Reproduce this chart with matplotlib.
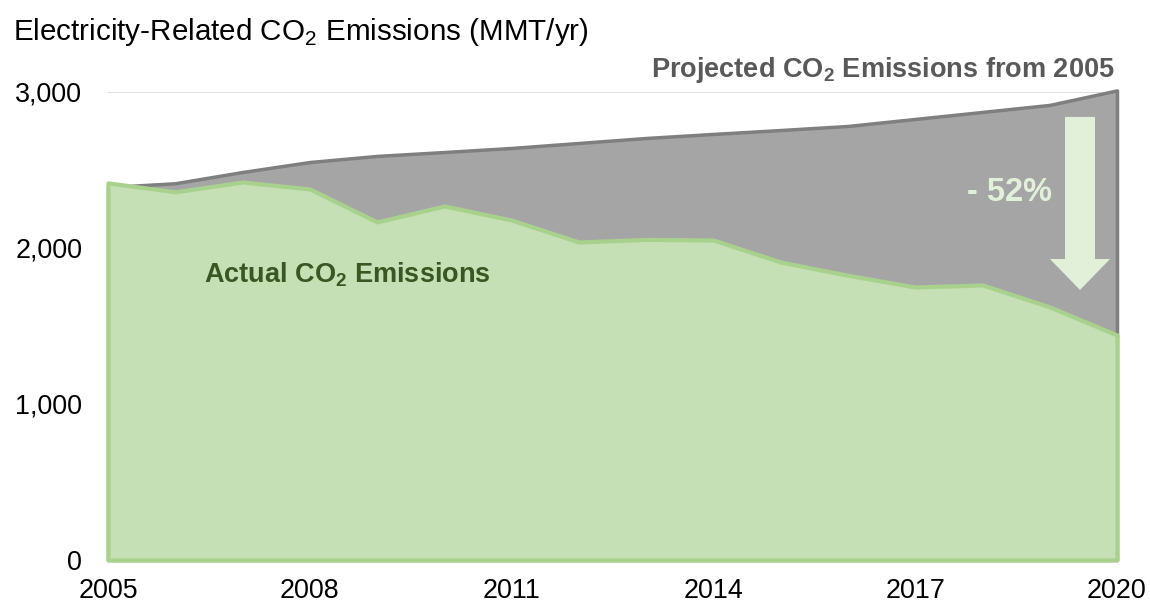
import matplotlib
matplotlib.use("Agg")
import matplotlib.pyplot as plt

plt.rcParams['font.family'] = ['Liberation Sans', 'DejaVu Sans']
plt.rcParams['mathtext.fontset'] = 'custom'
plt.rcParams['mathtext.rm'] = 'Liberation Sans'
plt.rcParams['mathtext.bf'] = 'Liberation Sans:bold'

# Data (MMT CO2 per year)
years = list(range(2005, 2021))
actual = [2417, 2360, 2423, 2378, 2167, 2269, 2179, 2038, 2055, 2051,
          1910, 1825, 1750, 1763, 1622, 1442]
projected = [2390, 2415, 2487, 2551, 2590, 2615, 2641, 2673, 2705, 2731,
             2756, 2782, 2827, 2872, 2917, 3010]
yticks = [0, 1000, 2000, 3000]
xticks = [2005, 2008, 2011, 2014, 2017, 2020]

fig = plt.figure(figsize=(11.5, 6.05), dpi=100)
ax = fig.add_axes([0.0939, 0.0744, 0.8774, 0.7736])

# projected area (grey) behind actual area (green)
ax.fill_between(years, 0, projected, facecolor='#A5A5A5', edgecolor='#7F7F7F',
                linewidth=2.5, zorder=2, clip_on=False)
ax.fill_between(years, 0, actual, facecolor='#C5E0B4', edgecolor='#A9D18E',
                linewidth=3, zorder=3, clip_on=False)

ax.set_xlim(2005, 2020)
ax.set_ylim(0, 3000)
ax.set_xticks(xticks)
ax.set_yticks(yticks)
ax.set_yticklabels([f'{v:,}' for v in yticks])
ax.tick_params(axis='both', length=0, labelsize=19.4, colors='black')
ax.tick_params(axis='x', pad=13)
ax.tick_params(axis='y', pad=18.5)
ax.grid(axis='y', color='#D9D9D9', linewidth=1.2, zorder=1)
ax.set_axisbelow(True)
for s in ax.spines.values():
    s.set_visible(False)

fig.text(0.011, 1 - 40 / 605, r'Electricity-Related CO$_2$ Emissions (MMT/yr)',
         fontsize=21.3, color='black', va='baseline', ha='left')

ax.text(2020 - 0.03, 3096, r'Projected CO$_\mathbf{2}$ Emissions from 2005',
        fontsize=19.5, fontweight='bold', color='#595959', ha='right', va='baseline')
ax.text(2006.43, 1776, r'Actual CO$_\mathbf{2}$ Emissions',
        fontsize=19.5, fontweight='bold', color='#385723', ha='left', va='baseline', zorder=5)

# -52% arrow (block arrow pointing down)
x0 = 2019.45
sw = 15 / 67.27  # half shaft width in years
hw = 30 / 67.27  # half head width in years
poly_x = [x0 - sw, x0 + sw, x0 + sw, x0 + hw, x0, x0 - hw, x0 - sw]
poly_y = [2840, 2840, 1929, 1929, 1731, 1929, 1929]
ax.fill(poly_x, poly_y, color='#E2F0D9', zorder=6, linewidth=0)
ax.text(2018.4, 2301, '- 52%', fontsize=23.5, fontweight='bold', color='#E2F0D9',
        ha='center', va='baseline', zorder=6)

fig.savefig('out.png', dpi=100)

:::

- **Aim of the exercise**
Images should not appear in the copy; retype the listing above exactly.

- **Written answer**
Reproduce this chart with matplotlib.
import matplotlib
matplotlib.use("Agg")
import matplotlib.pyplot as plt

plt.rcParams['font.family'] = ['Liberation Sans', 'DejaVu Sans']
plt.rcParams['mathtext.fontset'] = 'custom'
plt.rcParams['mathtext.rm'] = 'Liberation Sans'
plt.rcParams['mathtext.bf'] = 'Liberation Sans:bold'

# Data (MMT CO2 per year)
years = list(range(2005, 2021))
actual = [2417, 2360, 2423, 2378, 2167, 2269, 2179, 2038, 2055, 2051,
          1910, 1825, 1750, 1763, 1622, 1442]
projected = [2390, 2415, 2487, 2551, 2590, 2615, 2641, 2673, 2705, 2731,
             2756, 2782, 2827, 2872, 2917, 3010]
yticks = [0, 1000, 2000, 3000]
xticks = [2005, 2008, 2011, 2014, 2017, 2020]

fig = plt.figure(figsize=(11.5, 6.05), dpi=100)
ax = fig.add_axes([0.0939, 0.0744, 0.8774, 0.7736])

# projected area (grey) behind actual area (green)
ax.fill_between(years, 0, projected, facecolor='#A5A5A5', edgecolor='#7F7F7F',
                linewidth=2.5, zorder=2, clip_on=False)
ax.fill_between(years, 0, actual, facecolor='#C5E0B4', edgecolor='#A9D18E',
                linewidth=3, zorder=3, clip_on=False)

ax.set_xlim(2005, 2020)
ax.set_ylim(0, 3000)
ax.set_xticks(xticks)
ax.set_yticks(yticks)
ax.set_yticklabels([f'{v:,}' for v in yticks])
ax.tick_params(axis='both', length=0, labelsize=19.4, colors='black')
ax.tick_params(axis='x', pad=13)
ax.tick_params(axis='y', pad=18.5)
ax.grid(axis='y', color='#D9D9D9', linewidth=1.2, zorder=1)
ax.set_axisbelow(True)
for s in ax.spines.values():
    s.set_visible(False)

fig.text(0.011, 1 - 40 / 605, r'Electricity-Related CO$_2$ Emissions (MMT/yr)',
         fontsize=21.3, color='black', va='baseline', ha='left')

ax.text(2020 - 0.03, 3096, r'Projected CO$_\mathbf{2}$ Emissions from 2005',
        fontsize=19.5, fontweight='bold', color='#595959', ha='right', va='baseline')
ax.text(2006.43, 1776, r'Actual CO$_\mathbf{2}$ Emissions',
        fontsize=19.5, fontweight='bold', color='#385723', ha='left', va='baseline', zorder=5)

# -52% arrow (block arrow pointing down)
x0 = 2019.45
sw = 15 / 67.27  # half shaft width in years
hw = 30 / 67.27  # half head width in years
poly_x = [x0 - sw, x0 + sw, x0 + sw, x0 + hw, x0, x0 - hw, x0 - sw]
poly_y = [2840, 2840, 1929, 1929, 1731, 1929, 1929]
ax.fill(poly_x, poly_y, color='#E2F0D9', zorder=6, linewidth=0)
ax.text(2018.4, 2301, '- 52%', fontsize=23.5, fontweight='bold', color='#E2F0D9',
        ha='center', va='baseline', zorder=6)

fig.savefig('out.png', dpi=100)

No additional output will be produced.